[START Input rows]

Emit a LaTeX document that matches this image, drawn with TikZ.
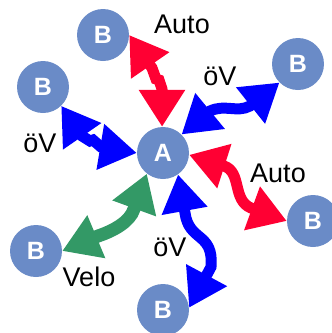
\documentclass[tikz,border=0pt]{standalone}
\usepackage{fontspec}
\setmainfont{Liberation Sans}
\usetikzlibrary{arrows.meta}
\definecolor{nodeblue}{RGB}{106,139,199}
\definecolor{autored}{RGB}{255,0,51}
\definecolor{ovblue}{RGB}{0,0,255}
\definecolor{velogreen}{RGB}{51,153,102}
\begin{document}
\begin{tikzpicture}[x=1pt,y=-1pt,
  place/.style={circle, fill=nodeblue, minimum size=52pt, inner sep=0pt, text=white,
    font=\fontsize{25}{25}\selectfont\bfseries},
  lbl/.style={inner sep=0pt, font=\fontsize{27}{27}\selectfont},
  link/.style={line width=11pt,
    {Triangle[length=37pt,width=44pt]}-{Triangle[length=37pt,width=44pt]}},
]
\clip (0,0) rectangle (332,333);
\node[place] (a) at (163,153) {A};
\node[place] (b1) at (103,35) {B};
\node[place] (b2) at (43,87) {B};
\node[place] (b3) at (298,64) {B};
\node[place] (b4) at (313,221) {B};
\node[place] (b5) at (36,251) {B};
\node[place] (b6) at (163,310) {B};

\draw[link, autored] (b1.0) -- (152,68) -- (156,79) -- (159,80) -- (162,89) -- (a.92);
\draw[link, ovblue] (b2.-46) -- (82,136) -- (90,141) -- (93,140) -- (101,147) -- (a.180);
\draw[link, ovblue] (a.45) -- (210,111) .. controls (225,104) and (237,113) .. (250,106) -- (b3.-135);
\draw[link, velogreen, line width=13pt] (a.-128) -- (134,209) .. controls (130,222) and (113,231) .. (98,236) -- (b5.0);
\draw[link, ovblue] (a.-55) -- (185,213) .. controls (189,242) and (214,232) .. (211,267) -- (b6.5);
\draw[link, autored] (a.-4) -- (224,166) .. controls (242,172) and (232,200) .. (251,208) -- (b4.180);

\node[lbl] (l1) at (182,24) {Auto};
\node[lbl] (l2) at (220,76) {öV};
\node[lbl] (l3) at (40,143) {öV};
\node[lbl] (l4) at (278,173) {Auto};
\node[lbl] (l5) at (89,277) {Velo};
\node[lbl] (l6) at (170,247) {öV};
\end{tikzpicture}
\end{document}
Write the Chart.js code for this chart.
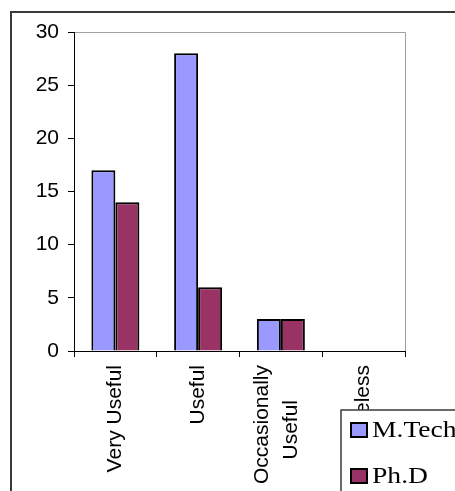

[END Input rows]

Work to complete:
Leave out the pictures and give the rest of the records again exactly.

Exercise response:
Emit a LaTeX document that matches this image, drawn with TikZ.
\documentclass[tikz,border=0pt]{standalone}
\usepackage{fontspec}
\setmainfont{Liberation Sans}
\usetikzlibrary{arrows.meta}
\definecolor{nodeblue}{RGB}{106,139,199}
\definecolor{autored}{RGB}{255,0,51}
\definecolor{ovblue}{RGB}{0,0,255}
\definecolor{velogreen}{RGB}{51,153,102}
\begin{document}
\begin{tikzpicture}[x=1pt,y=-1pt,
  place/.style={circle, fill=nodeblue, minimum size=52pt, inner sep=0pt, text=white,
    font=\fontsize{25}{25}\selectfont\bfseries},
  lbl/.style={inner sep=0pt, font=\fontsize{27}{27}\selectfont},
  link/.style={line width=11pt,
    {Triangle[length=37pt,width=44pt]}-{Triangle[length=37pt,width=44pt]}},
]
\clip (0,0) rectangle (332,333);
\node[place] (a) at (163,153) {A};
\node[place] (b1) at (103,35) {B};
\node[place] (b2) at (43,87) {B};
\node[place] (b3) at (298,64) {B};
\node[place] (b4) at (313,221) {B};
\node[place] (b5) at (36,251) {B};
\node[place] (b6) at (163,310) {B};

\draw[link, autored] (b1.0) -- (152,68) -- (156,79) -- (159,80) -- (162,89) -- (a.92);
\draw[link, ovblue] (b2.-46) -- (82,136) -- (90,141) -- (93,140) -- (101,147) -- (a.180);
\draw[link, ovblue] (a.45) -- (210,111) .. controls (225,104) and (237,113) .. (250,106) -- (b3.-135);
\draw[link, velogreen, line width=13pt] (a.-128) -- (134,209) .. controls (130,222) and (113,231) .. (98,236) -- (b5.0);
\draw[link, ovblue] (a.-55) -- (185,213) .. controls (189,242) and (214,232) .. (211,267) -- (b6.5);
\draw[link, autored] (a.-4) -- (224,166) .. controls (242,172) and (232,200) .. (251,208) -- (b4.180);

\node[lbl] (l1) at (182,24) {Auto};
\node[lbl] (l2) at (220,76) {öV};
\node[lbl] (l3) at (40,143) {öV};
\node[lbl] (l4) at (278,173) {Auto};
\node[lbl] (l5) at (89,277) {Velo};
\node[lbl] (l6) at (170,247) {öV};
\end{tikzpicture}
\end{document}
Write the Chart.js code for this chart.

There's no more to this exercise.